One way or another, Gamma Real Estate is confident that it will get to build an 800-foot tower on the Upper East Side. The question is when: If the City Council grandfathers the project, the developer can avoid a rezoning and continue working on the project uninterrupted. If not, Gamma will head to the city’s Board of Standards and Appeals (BSA). The latter option will add several months to the project’s timeline.
Jonathan Kalikow, Gamma’s co-founder and president, testified on Monday at a zoning and franchises subcommittee hearing that the completion of his Sutton Place project is inevitable. If the developer can show the BSA that the bulk of the project’s foundation is complete, Gamma will likely avoid the rezoning. Under city law, if excavation is complete and “substantial progress made on the foundations,” the project won’t have to abide by the zoning change.
Kalikow said the foundation for Sutton 58, a condominium tower planned for East 58th Street, will be complete in three weeks. Still, he noted that an appeal could take five or six months, imperiling hundreds of construction workers’ jobs.
“The only upshot of removing the grandfathering clause would be to punish us monetarily but also to displace and furlough a bunch of workers who really don’t deserve it,” he said.
Anthony Austin, an employee of Lendlease, which is the general contractor on the site, noted that a shutdown of the site would dramatically impact his family.

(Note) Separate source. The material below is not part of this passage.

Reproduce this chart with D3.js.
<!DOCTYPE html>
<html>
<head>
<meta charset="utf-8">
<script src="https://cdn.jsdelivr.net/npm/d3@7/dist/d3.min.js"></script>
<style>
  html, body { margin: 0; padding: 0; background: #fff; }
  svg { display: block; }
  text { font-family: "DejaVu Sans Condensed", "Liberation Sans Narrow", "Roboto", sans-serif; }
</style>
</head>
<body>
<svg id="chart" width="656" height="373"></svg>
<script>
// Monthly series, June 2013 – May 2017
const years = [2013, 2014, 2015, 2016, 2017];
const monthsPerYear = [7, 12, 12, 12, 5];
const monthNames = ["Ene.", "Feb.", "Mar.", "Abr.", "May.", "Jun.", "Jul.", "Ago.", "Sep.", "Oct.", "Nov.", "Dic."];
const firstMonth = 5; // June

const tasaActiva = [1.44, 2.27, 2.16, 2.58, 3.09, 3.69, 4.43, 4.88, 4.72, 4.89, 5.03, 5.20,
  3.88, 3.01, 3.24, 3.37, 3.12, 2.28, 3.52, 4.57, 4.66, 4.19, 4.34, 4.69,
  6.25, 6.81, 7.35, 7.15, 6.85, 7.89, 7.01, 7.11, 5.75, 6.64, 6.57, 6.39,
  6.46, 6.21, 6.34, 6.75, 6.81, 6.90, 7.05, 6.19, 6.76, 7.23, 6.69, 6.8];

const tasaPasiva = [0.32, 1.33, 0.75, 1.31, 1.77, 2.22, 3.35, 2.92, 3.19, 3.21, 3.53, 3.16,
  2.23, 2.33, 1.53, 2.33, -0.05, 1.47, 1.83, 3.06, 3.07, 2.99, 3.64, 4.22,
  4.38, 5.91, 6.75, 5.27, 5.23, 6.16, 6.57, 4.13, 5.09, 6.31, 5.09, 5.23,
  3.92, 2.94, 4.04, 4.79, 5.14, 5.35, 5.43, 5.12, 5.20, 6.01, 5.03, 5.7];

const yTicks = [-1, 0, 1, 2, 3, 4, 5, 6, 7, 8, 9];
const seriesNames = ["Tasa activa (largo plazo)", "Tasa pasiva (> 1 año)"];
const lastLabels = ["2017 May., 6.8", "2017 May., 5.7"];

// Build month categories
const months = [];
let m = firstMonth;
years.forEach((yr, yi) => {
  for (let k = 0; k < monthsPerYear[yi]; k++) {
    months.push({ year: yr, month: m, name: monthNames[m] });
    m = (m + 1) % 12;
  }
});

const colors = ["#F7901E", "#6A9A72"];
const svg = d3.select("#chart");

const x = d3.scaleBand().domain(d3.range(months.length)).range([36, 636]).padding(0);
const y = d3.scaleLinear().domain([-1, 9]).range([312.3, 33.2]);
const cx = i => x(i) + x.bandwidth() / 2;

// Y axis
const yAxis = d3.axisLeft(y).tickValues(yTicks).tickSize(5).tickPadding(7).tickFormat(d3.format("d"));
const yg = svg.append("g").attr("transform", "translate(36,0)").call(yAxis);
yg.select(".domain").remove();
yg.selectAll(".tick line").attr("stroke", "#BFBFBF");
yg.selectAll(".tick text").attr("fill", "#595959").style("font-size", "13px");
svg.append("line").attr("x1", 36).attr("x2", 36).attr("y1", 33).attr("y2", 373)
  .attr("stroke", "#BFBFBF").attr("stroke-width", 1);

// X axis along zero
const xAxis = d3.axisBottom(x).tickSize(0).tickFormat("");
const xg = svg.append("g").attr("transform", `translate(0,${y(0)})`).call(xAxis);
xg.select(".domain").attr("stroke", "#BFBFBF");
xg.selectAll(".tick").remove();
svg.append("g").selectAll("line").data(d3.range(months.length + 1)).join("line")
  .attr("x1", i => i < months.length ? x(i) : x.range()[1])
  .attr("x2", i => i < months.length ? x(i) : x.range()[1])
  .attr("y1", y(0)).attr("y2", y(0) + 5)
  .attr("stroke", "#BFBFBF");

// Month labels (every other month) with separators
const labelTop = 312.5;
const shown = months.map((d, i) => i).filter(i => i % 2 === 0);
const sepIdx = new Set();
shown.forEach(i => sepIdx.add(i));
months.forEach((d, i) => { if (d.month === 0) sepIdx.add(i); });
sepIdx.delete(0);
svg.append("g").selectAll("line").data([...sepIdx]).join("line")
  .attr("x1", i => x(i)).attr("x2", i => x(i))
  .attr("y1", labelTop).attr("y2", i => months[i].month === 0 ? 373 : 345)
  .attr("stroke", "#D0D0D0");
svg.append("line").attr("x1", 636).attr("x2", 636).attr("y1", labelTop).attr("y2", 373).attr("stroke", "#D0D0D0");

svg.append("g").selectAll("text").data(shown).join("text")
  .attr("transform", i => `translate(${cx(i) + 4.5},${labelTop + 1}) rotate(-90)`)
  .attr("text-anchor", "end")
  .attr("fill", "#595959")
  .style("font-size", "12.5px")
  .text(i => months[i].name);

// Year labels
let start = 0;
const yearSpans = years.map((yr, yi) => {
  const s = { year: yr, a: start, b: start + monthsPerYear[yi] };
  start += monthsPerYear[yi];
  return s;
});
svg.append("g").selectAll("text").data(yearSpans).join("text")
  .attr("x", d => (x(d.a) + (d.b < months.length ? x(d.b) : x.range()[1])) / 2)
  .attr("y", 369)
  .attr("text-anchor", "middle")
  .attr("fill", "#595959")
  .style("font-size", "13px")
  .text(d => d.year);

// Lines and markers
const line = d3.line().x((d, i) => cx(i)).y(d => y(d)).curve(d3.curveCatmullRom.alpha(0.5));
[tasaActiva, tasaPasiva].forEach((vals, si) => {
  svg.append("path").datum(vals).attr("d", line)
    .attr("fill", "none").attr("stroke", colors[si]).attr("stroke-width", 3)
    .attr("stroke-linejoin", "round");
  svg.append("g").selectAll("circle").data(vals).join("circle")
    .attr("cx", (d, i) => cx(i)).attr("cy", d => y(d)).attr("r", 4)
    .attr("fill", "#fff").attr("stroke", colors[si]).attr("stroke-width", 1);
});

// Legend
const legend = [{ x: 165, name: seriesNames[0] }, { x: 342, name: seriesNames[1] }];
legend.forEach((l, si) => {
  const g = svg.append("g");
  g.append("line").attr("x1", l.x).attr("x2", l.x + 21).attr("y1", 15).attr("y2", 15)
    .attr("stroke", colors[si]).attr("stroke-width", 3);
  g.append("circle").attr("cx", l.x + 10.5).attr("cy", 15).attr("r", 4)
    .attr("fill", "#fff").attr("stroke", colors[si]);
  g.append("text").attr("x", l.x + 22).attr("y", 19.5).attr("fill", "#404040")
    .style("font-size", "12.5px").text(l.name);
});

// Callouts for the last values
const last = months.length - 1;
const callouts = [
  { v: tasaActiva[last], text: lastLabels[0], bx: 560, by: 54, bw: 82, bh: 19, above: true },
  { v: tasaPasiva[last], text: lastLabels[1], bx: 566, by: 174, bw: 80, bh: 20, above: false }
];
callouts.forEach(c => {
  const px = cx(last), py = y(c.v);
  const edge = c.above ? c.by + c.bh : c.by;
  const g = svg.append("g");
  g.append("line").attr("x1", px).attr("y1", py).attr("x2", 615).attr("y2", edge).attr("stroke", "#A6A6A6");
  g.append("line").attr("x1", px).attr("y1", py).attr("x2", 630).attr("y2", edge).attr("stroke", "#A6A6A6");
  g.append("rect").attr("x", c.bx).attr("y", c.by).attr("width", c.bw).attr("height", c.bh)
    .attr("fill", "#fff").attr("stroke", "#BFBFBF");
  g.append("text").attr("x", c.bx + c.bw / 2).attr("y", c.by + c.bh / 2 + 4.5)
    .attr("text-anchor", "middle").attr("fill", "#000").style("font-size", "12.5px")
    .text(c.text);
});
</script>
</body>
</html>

“It would technically stop my life,” he said at the hearing. “If it stops me, it stops my wife, it stops my kids. It stops my grandkids.”
Last week, the City Planning Commission approved a controversial rezoning of 10 blocks in Sutton Place but included a clause that would exempt Gamma’s project from the change. Local Council member Ben Kallos, who is a co-sponsor of the rezoning application, is pushing to have the grandfather clause removed before the full council votes on the measure. The rezoning will impose “tower on a base” standards in the area, which means that 45 to 50 percent of a building would need to be built below 150 feet.
Kallos said the grandfather clause might be a “red herring” for extending the rezoning process for another two weeks or so. A change to the application, like removing the clause, would send the measure back to City Planning for review, giving Gamma more time to complete the foundation.
The developer raced to beat the rezoning. Records filed with the Department of Buildings indicate that the city has consistently approved after-hour construction permits for the project for nearly every Saturday since June 3.
Those who support and oppose the rezoning both believe the application’s outcome has the power to set a dangerous precedent. Gamma argues that the effort amounts to spot zoning and will have a chilling effect on construction in the city, rendering “as-of-right” a meaningless concept. The East River Fifties Alliance, a coalition of residents of 45 buildings who filed the rezoning application, maintain that the change is meant to preserve the character of an area where a majority of the buildings range from 16 to 20 stories tall.
“People are extremely aware and concerned about the overdevelopment of supertall buildings,” said Sen. Liz Krueger, who also signed on to ERFA’s application. “Once you establish a precedent that’s out of context, they start popping up everywhere.”